Batter Up! U.S. Naval War College to Host Baseball at Cardines Field

Batter Up! poster

About this Event

Event Information

Friday, May 10-10, 2019
11:30 a.m.
Cardines Field, 20 America's Cup Ave, Newport, RI 02840

Meghan Brown, Naval War College Museum

This event is free and open to the public.

The U.S. Naval War College will host a baseball game on Friday, May 10th at historic Cardines Field in downtown Newport. The Army-Navy baseball game will be played in period-accurate uniforms, and gates to Cardines Field will open at 10:00 a.m.; first pitch is at 11:30 a.m. All are welcome to attend this free event.

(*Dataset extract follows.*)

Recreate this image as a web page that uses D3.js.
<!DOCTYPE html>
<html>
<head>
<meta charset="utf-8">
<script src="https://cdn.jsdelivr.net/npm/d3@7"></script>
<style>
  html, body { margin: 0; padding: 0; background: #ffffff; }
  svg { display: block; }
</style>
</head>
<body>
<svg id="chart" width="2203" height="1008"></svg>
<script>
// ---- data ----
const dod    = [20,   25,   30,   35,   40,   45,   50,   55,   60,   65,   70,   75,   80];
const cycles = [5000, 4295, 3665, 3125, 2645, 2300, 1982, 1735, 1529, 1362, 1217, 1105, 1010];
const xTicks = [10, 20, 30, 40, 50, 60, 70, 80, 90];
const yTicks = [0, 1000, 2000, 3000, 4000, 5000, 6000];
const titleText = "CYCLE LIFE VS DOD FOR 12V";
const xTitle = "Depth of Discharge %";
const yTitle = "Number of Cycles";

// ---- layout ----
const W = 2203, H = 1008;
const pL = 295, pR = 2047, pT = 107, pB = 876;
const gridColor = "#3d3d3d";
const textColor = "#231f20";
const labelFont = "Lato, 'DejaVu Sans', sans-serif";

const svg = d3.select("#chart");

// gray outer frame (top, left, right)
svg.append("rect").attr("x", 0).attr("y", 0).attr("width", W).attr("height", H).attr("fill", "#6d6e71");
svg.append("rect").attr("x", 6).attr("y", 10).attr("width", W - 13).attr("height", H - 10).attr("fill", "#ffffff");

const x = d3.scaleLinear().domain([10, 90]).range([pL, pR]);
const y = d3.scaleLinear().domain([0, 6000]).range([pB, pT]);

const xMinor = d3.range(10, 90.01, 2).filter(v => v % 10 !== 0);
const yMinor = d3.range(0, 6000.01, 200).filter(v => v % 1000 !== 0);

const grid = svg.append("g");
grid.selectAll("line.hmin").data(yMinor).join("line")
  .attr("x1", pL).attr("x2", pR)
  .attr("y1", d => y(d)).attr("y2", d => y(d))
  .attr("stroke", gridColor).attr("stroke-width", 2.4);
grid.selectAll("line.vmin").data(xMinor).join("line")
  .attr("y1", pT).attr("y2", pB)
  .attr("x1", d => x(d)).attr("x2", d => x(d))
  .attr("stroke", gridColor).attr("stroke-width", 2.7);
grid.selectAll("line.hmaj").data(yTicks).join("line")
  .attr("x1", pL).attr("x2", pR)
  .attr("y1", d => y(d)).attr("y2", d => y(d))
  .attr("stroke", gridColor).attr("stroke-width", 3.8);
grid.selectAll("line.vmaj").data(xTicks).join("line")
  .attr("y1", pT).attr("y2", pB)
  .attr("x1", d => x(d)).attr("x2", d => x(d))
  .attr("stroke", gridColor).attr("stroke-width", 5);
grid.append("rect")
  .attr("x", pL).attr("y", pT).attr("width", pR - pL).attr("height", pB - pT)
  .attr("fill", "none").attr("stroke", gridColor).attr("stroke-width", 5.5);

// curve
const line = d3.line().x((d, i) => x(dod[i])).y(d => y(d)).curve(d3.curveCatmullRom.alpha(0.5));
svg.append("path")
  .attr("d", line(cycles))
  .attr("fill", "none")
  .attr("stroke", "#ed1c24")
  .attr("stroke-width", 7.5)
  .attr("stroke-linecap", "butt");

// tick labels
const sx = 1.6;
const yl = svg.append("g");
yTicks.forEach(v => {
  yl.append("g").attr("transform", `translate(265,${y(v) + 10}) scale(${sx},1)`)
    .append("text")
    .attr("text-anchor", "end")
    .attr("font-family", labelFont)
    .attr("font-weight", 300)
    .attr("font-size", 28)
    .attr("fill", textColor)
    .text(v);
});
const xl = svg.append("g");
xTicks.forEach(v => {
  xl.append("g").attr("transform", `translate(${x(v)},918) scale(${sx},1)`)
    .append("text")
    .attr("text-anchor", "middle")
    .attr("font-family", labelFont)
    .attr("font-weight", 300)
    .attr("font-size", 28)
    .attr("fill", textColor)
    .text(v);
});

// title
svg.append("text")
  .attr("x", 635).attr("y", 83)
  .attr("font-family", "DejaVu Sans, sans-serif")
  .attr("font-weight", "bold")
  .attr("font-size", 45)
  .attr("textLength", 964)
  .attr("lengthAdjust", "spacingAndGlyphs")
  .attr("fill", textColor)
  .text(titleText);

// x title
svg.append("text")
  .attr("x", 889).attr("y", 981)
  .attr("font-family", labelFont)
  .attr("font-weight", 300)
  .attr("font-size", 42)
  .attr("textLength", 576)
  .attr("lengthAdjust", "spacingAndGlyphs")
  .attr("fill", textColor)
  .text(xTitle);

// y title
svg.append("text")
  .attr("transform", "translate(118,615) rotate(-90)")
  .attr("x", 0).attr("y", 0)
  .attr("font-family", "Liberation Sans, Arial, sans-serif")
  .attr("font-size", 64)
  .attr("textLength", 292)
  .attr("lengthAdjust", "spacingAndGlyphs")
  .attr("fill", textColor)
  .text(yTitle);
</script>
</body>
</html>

A century ago, U.S. Naval forces remained on battle stations in European waters during the tenuous period of negotiations after the armistice, which silenced the guns in the First World War. Recently promoted to full four star rank in December of 1918, Admiral William S. Sims remained on watch as the Commander U.S. Naval Forces in Europe and senior American representative on the Allied Naval Council.

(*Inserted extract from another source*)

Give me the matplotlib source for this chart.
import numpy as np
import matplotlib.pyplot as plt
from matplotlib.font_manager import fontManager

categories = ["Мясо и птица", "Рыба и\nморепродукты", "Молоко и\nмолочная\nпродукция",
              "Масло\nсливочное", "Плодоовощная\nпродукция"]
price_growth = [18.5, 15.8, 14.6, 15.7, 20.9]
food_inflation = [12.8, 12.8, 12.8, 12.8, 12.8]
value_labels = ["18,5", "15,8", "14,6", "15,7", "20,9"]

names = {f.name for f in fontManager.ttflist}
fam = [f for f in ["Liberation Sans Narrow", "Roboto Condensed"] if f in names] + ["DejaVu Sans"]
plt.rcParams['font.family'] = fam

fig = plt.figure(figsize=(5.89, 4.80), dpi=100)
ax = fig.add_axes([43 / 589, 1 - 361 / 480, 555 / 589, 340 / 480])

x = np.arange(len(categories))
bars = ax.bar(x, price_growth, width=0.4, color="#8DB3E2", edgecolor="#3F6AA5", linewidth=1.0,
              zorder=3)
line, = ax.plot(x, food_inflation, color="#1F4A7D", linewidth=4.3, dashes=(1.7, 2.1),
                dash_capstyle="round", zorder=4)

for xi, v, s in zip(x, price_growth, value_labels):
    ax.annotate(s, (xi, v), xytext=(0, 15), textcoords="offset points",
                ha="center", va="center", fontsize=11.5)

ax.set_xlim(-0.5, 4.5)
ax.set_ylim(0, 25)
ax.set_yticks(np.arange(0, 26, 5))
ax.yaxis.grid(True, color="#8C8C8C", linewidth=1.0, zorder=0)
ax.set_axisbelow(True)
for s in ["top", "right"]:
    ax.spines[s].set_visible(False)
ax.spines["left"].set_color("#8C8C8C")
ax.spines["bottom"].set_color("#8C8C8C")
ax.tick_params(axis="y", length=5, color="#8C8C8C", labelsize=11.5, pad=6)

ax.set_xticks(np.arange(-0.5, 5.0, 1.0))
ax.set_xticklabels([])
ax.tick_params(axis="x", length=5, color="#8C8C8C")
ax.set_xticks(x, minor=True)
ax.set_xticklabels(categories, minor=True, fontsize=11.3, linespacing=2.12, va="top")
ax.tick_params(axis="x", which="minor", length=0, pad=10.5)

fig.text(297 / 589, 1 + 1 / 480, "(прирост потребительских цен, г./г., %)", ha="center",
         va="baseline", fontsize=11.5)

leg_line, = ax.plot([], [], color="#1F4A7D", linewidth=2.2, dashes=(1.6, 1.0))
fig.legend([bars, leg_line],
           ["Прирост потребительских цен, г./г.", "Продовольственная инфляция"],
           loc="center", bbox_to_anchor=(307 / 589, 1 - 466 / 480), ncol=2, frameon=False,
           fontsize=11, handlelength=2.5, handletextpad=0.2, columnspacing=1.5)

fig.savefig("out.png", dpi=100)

After the arrival of American sailors and ground troops at the European front in 1917, Sims made history as the first American naval officer to hold "combined" multinational command over foreign naval forces and limited joint command over the naval forces operating with the American Expeditionary Forces (AEF) ashore, under General John Pershing.

Although Sims and Pershing never actually operated under a unified "joint" headquarters in Europe, Sims championed efforts to organize the Anglo-American Baseball League with teams comprised of sailors, marines and army forces to demonstrate the uniquely American "national pastime" of baseball for the purposes of creating friendly relations with foreign allies.

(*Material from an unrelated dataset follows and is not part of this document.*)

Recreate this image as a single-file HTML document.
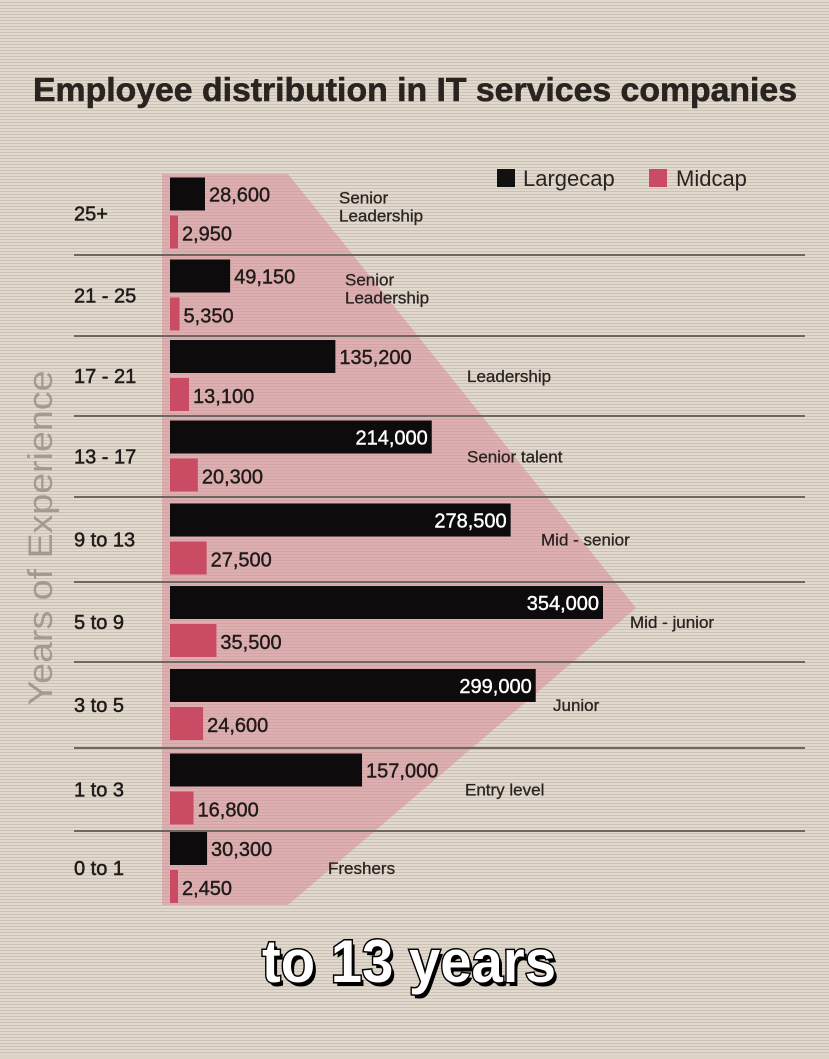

The novelty of American baseball was very popular in Britain and on the French and Mediterranean fronts. Lacking equipment, the Americans frequently resorted to using British-made cricket balls and French-made baseball bats. The cricket balls often shattered the more fragile French-made baseball bats.

Notably, King George V took great interest in American baseball. He referred to the game as being symbolic of the reconstitution of transatlantic relations. Sims explained in the memoir "Victory at Sea" that George V and the British royal family regularly attended baseball matches “with all the understanding and enthusiasm of an American ‘fan.’”

Given British enthusiasm for American baseball, Sims unleashed his Navy baseball team of major league “ringers” during the Anglo-American Baseball League series against Army in the spring of 1918. Navy dominated the series -- earning gold watches inscribed to mark their victory and a signed baseball from King George V.

Facing the uncertainties of peacekeeping operations after 1919, American forces continued playing baseball to blow off steam, or simply remind themselves of their great American pastime.

Formerly known as "Basin Field" near the Fleet Landing piers in downtown Newport, Cardines Field remains among the oldest, if not the oldest, baseball fields in the United States. In 1936, the ball park was rededicated to remember the sacrifice of U.S. Army Private Bernardo Cardines. Although he remained an Italian citizen, Cardines volunteered for service with American forces in 1917. The following year, in September of 1918, he was last seen alive as he heroically charged a German machine gun nest on the western front. Cardines sacrificed himself to enable his buddies to withdraw from a trench. As a son of Italy, he never returned home to the country he served in war.